## WHAT TO WORK ON
Show every line in the entries below where the word "this" appears.
** START ITEMS **
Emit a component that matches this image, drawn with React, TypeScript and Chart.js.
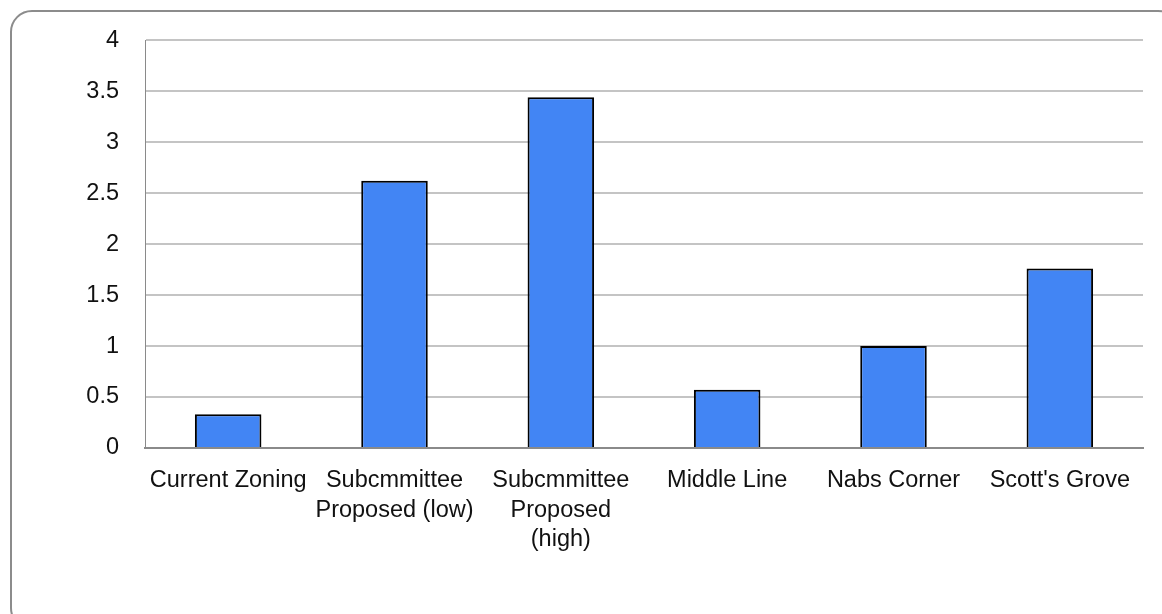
** END ITEMS **
** START ITEMS **
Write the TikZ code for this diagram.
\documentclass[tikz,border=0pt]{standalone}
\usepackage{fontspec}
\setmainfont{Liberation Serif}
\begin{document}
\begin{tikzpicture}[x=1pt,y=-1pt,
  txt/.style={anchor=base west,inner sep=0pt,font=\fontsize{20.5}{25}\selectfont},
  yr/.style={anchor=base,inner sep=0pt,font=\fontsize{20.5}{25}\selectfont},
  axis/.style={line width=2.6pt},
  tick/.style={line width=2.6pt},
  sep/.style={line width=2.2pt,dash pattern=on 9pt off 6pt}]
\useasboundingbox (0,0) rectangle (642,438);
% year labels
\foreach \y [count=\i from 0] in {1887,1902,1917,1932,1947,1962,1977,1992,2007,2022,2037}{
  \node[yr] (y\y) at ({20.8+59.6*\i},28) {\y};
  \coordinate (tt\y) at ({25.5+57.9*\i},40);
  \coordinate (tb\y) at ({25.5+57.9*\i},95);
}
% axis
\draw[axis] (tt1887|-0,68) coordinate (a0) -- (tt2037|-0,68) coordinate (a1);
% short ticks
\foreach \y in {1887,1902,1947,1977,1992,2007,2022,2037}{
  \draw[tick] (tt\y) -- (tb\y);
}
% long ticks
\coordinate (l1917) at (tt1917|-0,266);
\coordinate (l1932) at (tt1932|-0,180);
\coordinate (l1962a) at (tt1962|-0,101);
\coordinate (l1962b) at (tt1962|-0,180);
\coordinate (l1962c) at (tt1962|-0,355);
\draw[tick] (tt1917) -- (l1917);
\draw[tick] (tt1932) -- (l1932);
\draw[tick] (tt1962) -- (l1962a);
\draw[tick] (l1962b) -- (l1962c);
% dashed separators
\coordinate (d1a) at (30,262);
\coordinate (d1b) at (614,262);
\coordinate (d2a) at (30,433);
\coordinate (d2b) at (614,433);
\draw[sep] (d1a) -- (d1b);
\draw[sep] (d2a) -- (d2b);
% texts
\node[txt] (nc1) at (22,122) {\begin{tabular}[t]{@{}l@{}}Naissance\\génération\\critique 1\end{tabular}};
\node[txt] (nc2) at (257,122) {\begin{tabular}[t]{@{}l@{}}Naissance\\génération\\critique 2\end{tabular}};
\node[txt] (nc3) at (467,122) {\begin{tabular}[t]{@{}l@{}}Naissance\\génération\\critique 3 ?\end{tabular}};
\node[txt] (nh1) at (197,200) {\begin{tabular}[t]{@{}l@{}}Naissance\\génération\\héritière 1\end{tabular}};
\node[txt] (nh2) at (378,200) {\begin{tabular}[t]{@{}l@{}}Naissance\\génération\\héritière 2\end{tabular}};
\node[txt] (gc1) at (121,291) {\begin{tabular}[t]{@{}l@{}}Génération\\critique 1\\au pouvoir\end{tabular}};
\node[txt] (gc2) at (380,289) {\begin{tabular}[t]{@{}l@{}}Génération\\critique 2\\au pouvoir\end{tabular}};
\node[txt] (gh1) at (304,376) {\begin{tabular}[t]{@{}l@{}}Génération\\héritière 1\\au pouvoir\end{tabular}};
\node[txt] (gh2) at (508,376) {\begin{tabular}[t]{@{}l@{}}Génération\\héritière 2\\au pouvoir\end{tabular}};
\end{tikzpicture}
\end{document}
** END ITEMS **
## RESPONSE BELOW
Emit a component that matches this image, drawn with React, TypeScript and Chart.js.
Write the TikZ code for this diagram.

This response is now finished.